#### Instructions to follow:
Only the pictures are omitted; repeat all other data exactly.

┌──

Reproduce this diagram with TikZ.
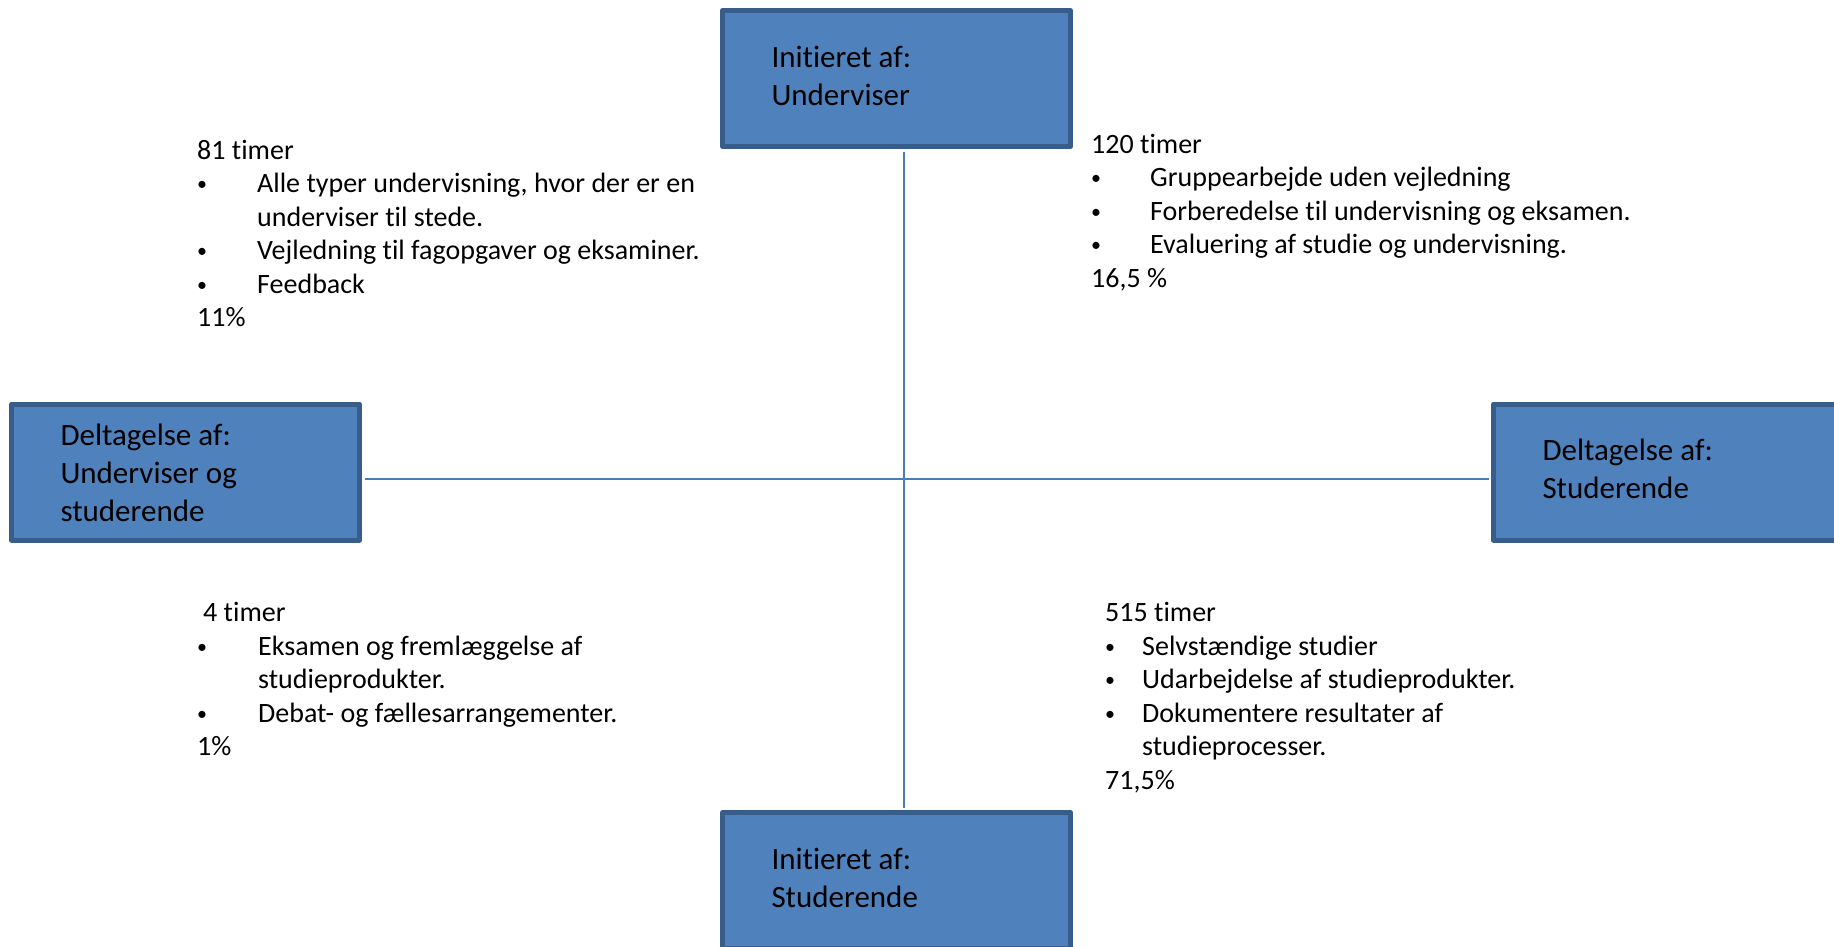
\documentclass[tikz,border=0pt]{standalone}
\usepackage{fontspec}
\setmainfont{Carlito}[Ligatures=NoCommon]
\usepackage{xcolor}
\usepackage{tikz}
\definecolor{boxFill}{HTML}{4F81BD}
\definecolor{boxLine}{HTML}{385D8A}
\definecolor{axisLine}{HTML}{4A7EBB}
\tikzset{
	role/.style = {draw = boxLine, fill = boxFill, line width = 5pt, line join = round, minimum width = 348pt, minimum height = 136pt, text width = 250pt, inner xsep = 49pt, inner ysep = 0pt, align = flush left, font = \fontsize{31}{38}\selectfont},
	hours/.style = {inner sep = 0pt, anchor = base west, font = \fontsize{28}{33.5}\selectfont},
	axis/.style = {draw = axisLine, line width = 2pt, shorten < = 2.5pt, shorten > = 2.5pt}
}
\newcommand{\roleNode}[5][0pt]{
	\node[role] (#2) at (#3, #4) {\raisebox{-#1}[\height][\depth]{\begin{tabular}{@{}l@{}}#5\end{tabular}}};
}
\newcommand{\hoursNode}[4]{
	\node[hours] (#1) at (#2, #3) {\begin{tabular}[t]{@{}l@{}}#4\end{tabular}};
}
\newcommand{\bulletRow}[2]{\makebox[#1][l]{\raisebox{2pt}{\fontsize{20}{20}\selectfont\textbullet}}#2}

\begin{document}
\begin{tikzpicture}[x = 1pt, y = -1pt]%
		\useasboundingbox (0, 0) rectangle (1834, 946);
		\clip (0, 0) rectangle (1834, 946);
		\coordinate (centre) at (904, 479);

		% roles
		\roleNode{teacher}{896.5}{78.5}{Initieret af:\\Underviser}
		\roleNode[3.5pt]{both}{185.5}{472}{Deltagelse af:\\Underviser og\\studerende}
		\roleNode{students}{1667.5}{472}{Deltagelse af:\\Studerende}
		\roleNode{student}{896.5}{880.5}{Initieret af:\\Studerende}

		% axes
		\draw[axis] (centre |- teacher.south) -- (centre |- student.north);
		\draw[axis] (both.east |- centre) -- (students.west |- centre);

		% quadrants
		\hoursNode{topLeft}{197}{159.3}{81 timer\\
			\bulletRow{60pt}{Alle typer undervisning, hvor der er en}\\
			\hspace*{60pt}underviser til stede.\\
			\bulletRow{60pt}{Vejledning til fagopgaver og eksaminer.}\\
			\bulletRow{60pt}{Feedback}\\
			11\%}
		\hoursNode{topRight}{1091}{153.3}{120 timer\\
			\bulletRow{59pt}{Gruppearbejde uden vejledning}\\
			\bulletRow{59pt}{Forberedelse til undervisning og eksamen.}\\
			\bulletRow{59pt}{Evaluering af studie og undervisning.}\\
			16,5 \%}
		\hoursNode{bottomLeft}{197}{621.7}{\hspace*{6pt}4 timer\\
			\bulletRow{61pt}{Eksamen og fremlæggelse af}\\
			\hspace*{61pt}studieprodukter.\\
			\bulletRow{61pt}{Debat- og fællesarrangementer.}\\
			1\%}
		\hoursNode{bottomRight}{1105}{621.7}{515 timer\\
			\bulletRow{37pt}{Selvstændige studier}\\
			\bulletRow{37pt}{Udarbejdelse af studieprodukter.}\\
			\bulletRow{37pt}{Dokumentere resultater af}\\
			\hspace*{37pt}studieprocesser.\\
			71,5\%}

	\end{tikzpicture}
\end{document}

└──

#### Response:
Reproduce this diagram with TikZ.
\documentclass[tikz,border=0pt]{standalone}
\usepackage{fontspec}
\setmainfont{Carlito}[Ligatures=NoCommon]
\usepackage{xcolor}
\usepackage{tikz}
\definecolor{boxFill}{HTML}{4F81BD}
\definecolor{boxLine}{HTML}{385D8A}
\definecolor{axisLine}{HTML}{4A7EBB}
\tikzset{
	role/.style = {draw = boxLine, fill = boxFill, line width = 5pt, line join = round, minimum width = 348pt, minimum height = 136pt, text width = 250pt, inner xsep = 49pt, inner ysep = 0pt, align = flush left, font = \fontsize{31}{38}\selectfont},
	hours/.style = {inner sep = 0pt, anchor = base west, font = \fontsize{28}{33.5}\selectfont},
	axis/.style = {draw = axisLine, line width = 2pt, shorten < = 2.5pt, shorten > = 2.5pt}
}
\newcommand{\roleNode}[5][0pt]{
	\node[role] (#2) at (#3, #4) {\raisebox{-#1}[\height][\depth]{\begin{tabular}{@{}l@{}}#5\end{tabular}}};
}
\newcommand{\hoursNode}[4]{
	\node[hours] (#1) at (#2, #3) {\begin{tabular}[t]{@{}l@{}}#4\end{tabular}};
}
\newcommand{\bulletRow}[2]{\makebox[#1][l]{\raisebox{2pt}{\fontsize{20}{20}\selectfont\textbullet}}#2}

\begin{document}
\begin{tikzpicture}[x = 1pt, y = -1pt]%
		\useasboundingbox (0, 0) rectangle (1834, 946);
		\clip (0, 0) rectangle (1834, 946);
		\coordinate (centre) at (904, 479);

		% roles
		\roleNode{teacher}{896.5}{78.5}{Initieret af:\\Underviser}
		\roleNode[3.5pt]{both}{185.5}{472}{Deltagelse af:\\Underviser og\\studerende}
		\roleNode{students}{1667.5}{472}{Deltagelse af:\\Studerende}
		\roleNode{student}{896.5}{880.5}{Initieret af:\\Studerende}

		% axes
		\draw[axis] (centre |- teacher.south) -- (centre |- student.north);
		\draw[axis] (both.east |- centre) -- (students.west |- centre);

		% quadrants
		\hoursNode{topLeft}{197}{159.3}{81 timer\\
			\bulletRow{60pt}{Alle typer undervisning, hvor der er en}\\
			\hspace*{60pt}underviser til stede.\\
			\bulletRow{60pt}{Vejledning til fagopgaver og eksaminer.}\\
			\bulletRow{60pt}{Feedback}\\
			11\%}
		\hoursNode{topRight}{1091}{153.3}{120 timer\\
			\bulletRow{59pt}{Gruppearbejde uden vejledning}\\
			\bulletRow{59pt}{Forberedelse til undervisning og eksamen.}\\
			\bulletRow{59pt}{Evaluering af studie og undervisning.}\\
			16,5 \%}
		\hoursNode{bottomLeft}{197}{621.7}{\hspace*{6pt}4 timer\\
			\bulletRow{61pt}{Eksamen og fremlæggelse af}\\
			\hspace*{61pt}studieprodukter.\\
			\bulletRow{61pt}{Debat- og fællesarrangementer.}\\
			1\%}
		\hoursNode{bottomRight}{1105}{621.7}{515 timer\\
			\bulletRow{37pt}{Selvstændige studier}\\
			\bulletRow{37pt}{Udarbejdelse af studieprodukter.}\\
			\bulletRow{37pt}{Dokumentere resultater af}\\
			\hspace*{37pt}studieprocesser.\\
			71,5\%}

	\end{tikzpicture}
\end{document}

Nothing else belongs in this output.